This is just a place to give my thoughts so that they do not eat me alive. I may post about my Life, music, sports or whatever I feel like.

(Picture) Taking Carolina Own: The Warehouse to another level..MAYBE... Possibly co-hosting a show on the radio..






Possibly....possibly...POSSIBLY* ('Cause as MANY OF YOU KNOW, things do 'Fall Apart' at times), there is a GREAT POSSIBILITY THAT YOU CAN HEAR THE MAN BEHIND ALL OF THESE VIEWS AND THOUGHTS ON THE BLOG, on a radio, computer, etc near YOU uncensored. Live. On air.

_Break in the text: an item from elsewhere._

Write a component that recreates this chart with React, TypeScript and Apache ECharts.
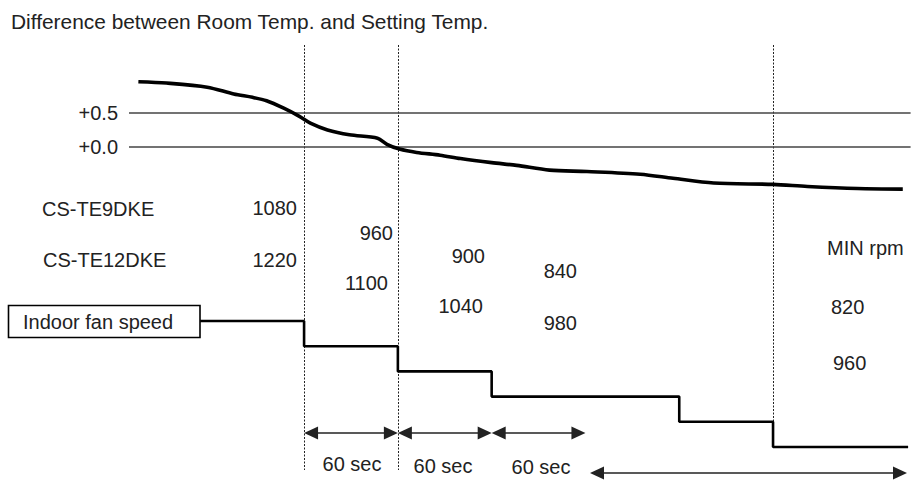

I've gotten this offer before and quite frankly I have not been pressed to do it. As in either MY OWN SHOW or as a co-host. I don't even like my own voice like that truthfully but I can get over that shit as I know what I SAY will overcome all of that. (I talk just like I type...) I've been told I 'should' do pursue it before but I just felt like maybe I needed to find my own way (and hell some sort of audience to boot) before I just popped up on some one's airwaves talking about 'listen to me when I go on live at such and such a time'. Ideally, I would have waited even LONGER to keep building things up to get them to MY standards BUT my boy asked me to do it. I think the 'contrast' between us will make it work. We both know hip hop/music but we don't ALWAYS AGREE. Which is going to make for GREAT debates and the like. He is a 'purist' in the PURIST while I am the purist who will hasn't forgotten that we had party joints and super frivolous music that we ALL LOVED too. @ knocking music that lacks 'substance'. Should be a good time.





Sooooooooooooooooooooooooo when does it air? Where can I hear it? Details dammit..DETAILS.. - You

I understand. Some details are being worked out. It will air on a week day though. That I can tell you and it won't be on Monday nights! (Pretty foolish to go up against MNF...Hell...I DON'T WANT TO MISS MNF...) Time is being worked out but it won't be too late. More details coming... I mean...I have a medium to do it so... I will keep ya'll posted.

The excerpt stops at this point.